Job Summary:
SpaceX is a company dedicated to making humanity multiplanetary through the development of reusable launch systems. They are seeking a Site Reliability Engineer to operate and scale mission-critical products for the Guidance, Navigation, and Control (GNC) teams, focusing on maintaining and improving GNC-focused tools and infrastructure. The role involves collaborating with software engineers and managing computational infrastructure to support SpaceX's ambitious goals.
Responsibilities:
• Deploy, upgrade, operate, and scale a suite of mission-critical GNC products and services
• Provision and maintain virtual and physical servers
• Work with SpaceX HPC team to monitor and maintain an HPC cluster consisting of tens of thousands of CPUs.
• Closely collaborate with GNC software engineers to create highly operable and maintainable products
• Monitoring and incident response for web applications and services
• Manage the underlying computational infrastructure of GNC in collaboration with IT stakeholders
• Engage in and improve the whole lifecycle of services from whiteboard to operational
• Make data-driven recommendations for future hardware purchases
• Practice sustainable incident response and postmortems
• Provide end-user support to GNC engineering for products by becoming an expert on analysis applications and support users in troubleshooting and pointing to features
• Configure automated deployment pipelines for web apps
• Develop or improve GNC web apps and tools for better usability, maintainability, and robustness
• Demo and document new software changes such as operating system upgrades, shared filesystem changes, or major tool rollouts
• Focus on performance bottlenecks and performance improvement techniques
Qualifications:
Required:
• Bachelor’s degree in computer science, information systems/IT, engineering, math, or scientific discipline and 2+ years of software development experience OR 4+ years of professional experience building software with site reliability or DevOps in lieu of a degree
• 1+ years of experience with Linux operating systems
• 1+ years of experience with Python and Python based development frameworks
Preferred:
• 2+ years of systems administration, site reliability engineering, or DevOps experience
• 2+ years of experience with Python and Python-based development frameworks
• 2+ years of Linux experience
• Expertise with Docker, Vagrant, and Kubernetes or similar technologies
• Extensive Experience with configuration management tools such as Ansible, Puppet, Terraform
• Experience with build systems (Make, Bazel / Pants / Buck, Gradle) and package management tools (pip, npm)
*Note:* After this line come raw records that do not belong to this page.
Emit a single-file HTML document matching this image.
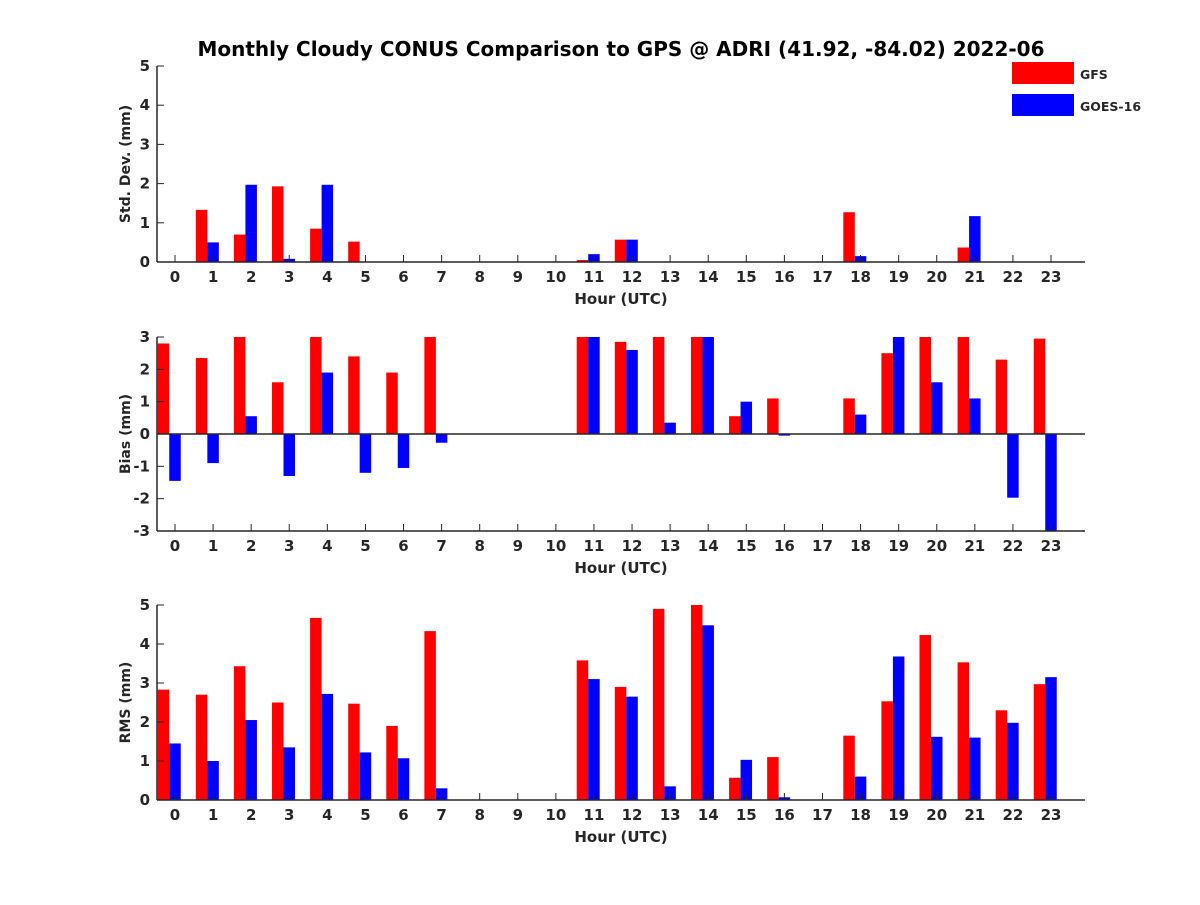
<!DOCTYPE html>
<html><head><meta charset="utf-8"><style>
body{margin:0;background:#fff}
svg text{font-family:"DejaVu Sans","Liberation Sans",sans-serif;font-weight:bold;fill:#262626}
</style></head><body>
<svg id="c" width="1200" height="900" viewBox="0 0 1200 900">
<text x="621" y="56" text-anchor="middle" font-size="20" style="fill:#000">Monthly Cloudy CONUS Comparison to GPS @ ADRI (41.92, -84.02) 2022-06</text>
<g>
<rect x="1012" y="62" width="62" height="22" fill="#ff0000"/>
<text x="1080" y="79" font-size="12.5">GFS</text>
<rect x="1012" y="94" width="62" height="22" fill="#0000ff"/>
<text x="1080" y="111" font-size="12.5">GOES-16</text>
</g>
</svg>
<script>
const hours=[0,1,2,3,4,5,6,7,8,9,10,11,12,13,14,15,16,17,18,19,20,21,22,23];
const stdGFS=[0,1.33,0.7,1.93,0.85,0.52,0,0,0,0,0,0.05,0.57,0,0,0,0,0,1.27,0,0,0.37,0,0];
const stdGOES=[0,0.5,1.97,0.08,1.97,0,0,0,0,0,0,0.2,0.57,0,0,0,0,0,0.15,0,0,1.17,0,0];
const biasGFS=[2.8,2.35,3,1.6,3,2.4,1.9,3,0,0,0,3,2.85,3,3,0.55,1.1,0,1.1,2.5,3,3,2.3,2.95];
const biasGOES=[-1.45,-0.9,0.55,-1.3,1.9,-1.2,-1.05,-0.27,0,0,0,3,2.6,0.35,3,1.0,-0.05,0,0.6,3,1.6,1.1,-1.97,-3];
const rmsGFS=[2.83,2.7,3.43,2.5,4.67,2.47,1.9,4.33,0,0,0,3.58,2.9,4.9,5.0,0.57,1.1,0,1.65,2.53,4.23,3.53,2.3,2.97];
const rmsGOES=[1.45,1.0,2.05,1.35,2.72,1.22,1.07,0.3,0,0,0,3.1,2.65,0.35,4.48,1.03,0.07,0,0.6,3.68,1.62,1.6,1.98,3.15];
const stdTicks=[0,1,2,3,4,5], biasTicks=[-3,-2,-1,0,1,2,3], rmsTicks=[0,1,2,3,4,5];
const NS='http://www.w3.org/2000/svg', svg=document.getElementById('c');
const X0=157,X1=1085, xs=h=>175+h*38.087;
function mk(t,a,p){const e=document.createElementNS(NS,t);for(const k in a)e.setAttribute(k,a[k]);(p||svg).appendChild(e);return e;}
function panel(name,top,bot,ymin,ymax,ticks,ylabel,a,b){
 const g=mk('g',{});
 
 
 const ys=v=>bot-(Math.max(ymin,Math.min(ymax,v))-ymin)/(ymax-ymin)*(bot-top);
 const bw=11.5;
 hours.forEach((h,i)=>{
  [[a[i],-bw,'#ff0000','gfs'],[b[i],0,'#0000ff','goes']].forEach(([v,off,col,nm])=>{
   if(v===0)return;
   const y0=ys(0),y1=ys(v);
   let x=xs(h)+off-bw/2, w=bw;
   if(x<X0){w-=X0-x;x=X0;}
   const r=mk('rect',{x:x,y:Math.min(y0,y1),width:w,height:Math.abs(y1-y0),fill:col},g);
   
   
  });
 });
 if(ymin<0){mk('line',{x1:X0,x2:X1,y1:ys(0),y2:ys(0),stroke:'#262626','stroke-width':1.5},g);}
 mk('line',{x1:X0,x2:X0,y1:top,y2:bot,stroke:'#262626','stroke-width':1.5},g);
 mk('line',{x1:X0,x2:X1,y1:bot,y2:bot,stroke:'#262626','stroke-width':1.5},g);
 ticks.forEach(t=>{
  mk('line',{x1:X0,x2:X0+7,y1:ys(t),y2:ys(t),stroke:'#262626','stroke-width':1},g);
  const tx=mk('text',{x:X0-7,y:ys(t)+5,'text-anchor':'end','font-size':15},g);tx.textContent=t;
  
  
 });
 hours.forEach(h=>{
  mk('line',{x1:xs(h),x2:xs(h),y1:bot,y2:bot-7,stroke:'#262626','stroke-width':1},g);
  const tx=mk('text',{x:xs(h),y:bot+20,'text-anchor':'middle','font-size':15},g);tx.textContent=h;
  
  
 });
 const xl=mk('text',{x:621,y:bot+42,'text-anchor':'middle','font-size':15},g);xl.textContent='Hour (UTC)';
 
 
 const cy=(top+bot)/2;
 const yl=mk('text',{x:0,y:0,'text-anchor':'middle','font-size':14,transform:`translate(130,${cy}) rotate(-90)`},g);yl.textContent=ylabel;
 
 
}
panel('std',66,262,0,5,stdTicks,'Std. Dev. (mm)',stdGFS,stdGOES);
panel('bias',337,531,-3,3,biasTicks,'Bias (mm)',biasGFS,biasGOES);
panel('rms',605,800,0,5,rmsTicks,'RMS (mm)',rmsGFS,rmsGOES);
</script>
</body></html>
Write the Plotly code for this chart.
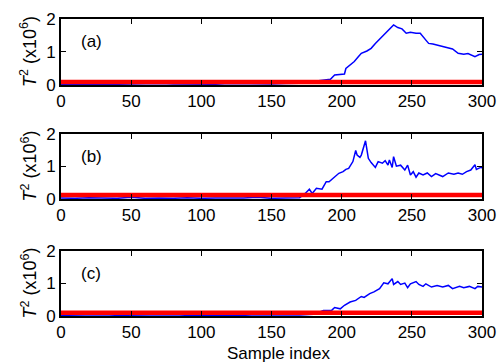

• Strong understanding of virtualization and hypervisor technologies
• Understanding of databases and data modeling
• Experience with automatically managing dozens or hundreds of servers
• Strong networking knowledge of TCP/IP
• Experience scaling web applications and optimizing applications for performance
• Experience with managing on-prem infrastructure, including direct experience managing GPU fleets
• Experience with high-performance computing systems or large-scale data analysis systems
• Must be comfortable working with mission-critical and sensitive systems, with a sense of urgency appropriate to the responsibilities
• Ability and willingness to obtain a Top Secret clearance
Company:
SpaceX designs, manufactures, and launches rockets and spacecraft to facilitate space exploration. Founded in 2002, the company is headquartered in Hawthorne, USA, with a team of 1001-5000 employees. The company is currently Late Stage.